* _WHAT THE TASK ASKS_
Copy the data that follows, character for character, minus the pictures.

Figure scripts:
.....
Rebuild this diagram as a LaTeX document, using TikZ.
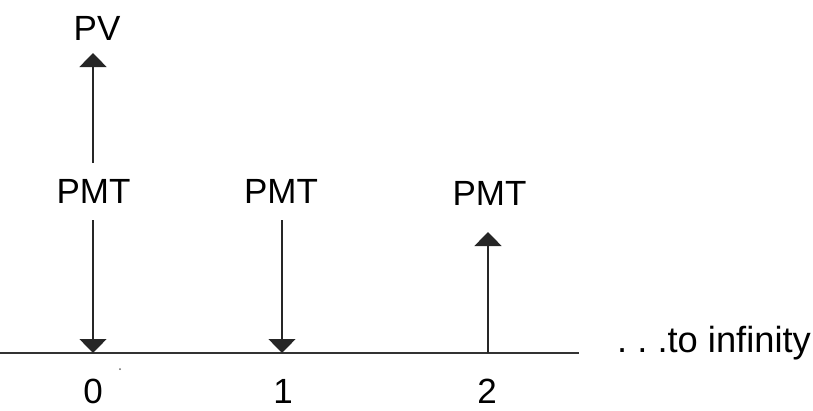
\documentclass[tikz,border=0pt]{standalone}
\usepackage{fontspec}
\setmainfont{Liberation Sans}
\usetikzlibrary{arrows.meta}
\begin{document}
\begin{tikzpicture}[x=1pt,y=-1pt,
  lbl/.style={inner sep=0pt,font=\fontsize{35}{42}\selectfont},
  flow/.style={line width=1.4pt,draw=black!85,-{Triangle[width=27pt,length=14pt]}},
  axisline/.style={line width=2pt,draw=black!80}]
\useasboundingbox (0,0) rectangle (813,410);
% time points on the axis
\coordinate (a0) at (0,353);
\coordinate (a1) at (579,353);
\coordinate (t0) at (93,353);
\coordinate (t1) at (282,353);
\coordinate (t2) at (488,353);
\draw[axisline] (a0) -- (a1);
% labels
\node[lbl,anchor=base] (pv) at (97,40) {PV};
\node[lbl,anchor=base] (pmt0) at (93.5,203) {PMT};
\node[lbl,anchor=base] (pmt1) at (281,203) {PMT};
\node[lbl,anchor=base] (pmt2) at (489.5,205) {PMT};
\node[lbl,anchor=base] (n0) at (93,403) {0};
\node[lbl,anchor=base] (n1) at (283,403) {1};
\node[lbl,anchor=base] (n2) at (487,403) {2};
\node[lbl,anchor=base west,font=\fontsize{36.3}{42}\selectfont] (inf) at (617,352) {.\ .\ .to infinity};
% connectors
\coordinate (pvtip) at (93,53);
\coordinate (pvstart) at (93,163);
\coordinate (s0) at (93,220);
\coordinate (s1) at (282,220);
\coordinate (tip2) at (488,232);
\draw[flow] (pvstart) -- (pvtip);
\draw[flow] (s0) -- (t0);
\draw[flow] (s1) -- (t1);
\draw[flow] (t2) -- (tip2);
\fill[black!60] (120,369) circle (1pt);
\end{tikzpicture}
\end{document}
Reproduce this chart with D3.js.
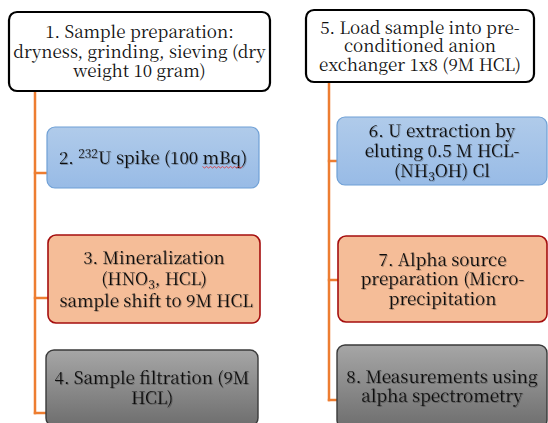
.....
* _ANSWER BELOW_
Rebuild this diagram as a LaTeX document, using TikZ.
\documentclass[tikz,border=0pt]{standalone}
\usepackage{fontspec}
\setmainfont{Liberation Sans}
\usetikzlibrary{arrows.meta}
\begin{document}
\begin{tikzpicture}[x=1pt,y=-1pt,
  lbl/.style={inner sep=0pt,font=\fontsize{35}{42}\selectfont},
  flow/.style={line width=1.4pt,draw=black!85,-{Triangle[width=27pt,length=14pt]}},
  axisline/.style={line width=2pt,draw=black!80}]
\useasboundingbox (0,0) rectangle (813,410);
% time points on the axis
\coordinate (a0) at (0,353);
\coordinate (a1) at (579,353);
\coordinate (t0) at (93,353);
\coordinate (t1) at (282,353);
\coordinate (t2) at (488,353);
\draw[axisline] (a0) -- (a1);
% labels
\node[lbl,anchor=base] (pv) at (97,40) {PV};
\node[lbl,anchor=base] (pmt0) at (93.5,203) {PMT};
\node[lbl,anchor=base] (pmt1) at (281,203) {PMT};
\node[lbl,anchor=base] (pmt2) at (489.5,205) {PMT};
\node[lbl,anchor=base] (n0) at (93,403) {0};
\node[lbl,anchor=base] (n1) at (283,403) {1};
\node[lbl,anchor=base] (n2) at (487,403) {2};
\node[lbl,anchor=base west,font=\fontsize{36.3}{42}\selectfont] (inf) at (617,352) {.\ .\ .to infinity};
% connectors
\coordinate (pvtip) at (93,53);
\coordinate (pvstart) at (93,163);
\coordinate (s0) at (93,220);
\coordinate (s1) at (282,220);
\coordinate (tip2) at (488,232);
\draw[flow] (pvstart) -- (pvtip);
\draw[flow] (s0) -- (t0);
\draw[flow] (s1) -- (t1);
\draw[flow] (t2) -- (tip2);
\fill[black!60] (120,369) circle (1pt);
\end{tikzpicture}
\end{document}
Reproduce this chart with D3.js.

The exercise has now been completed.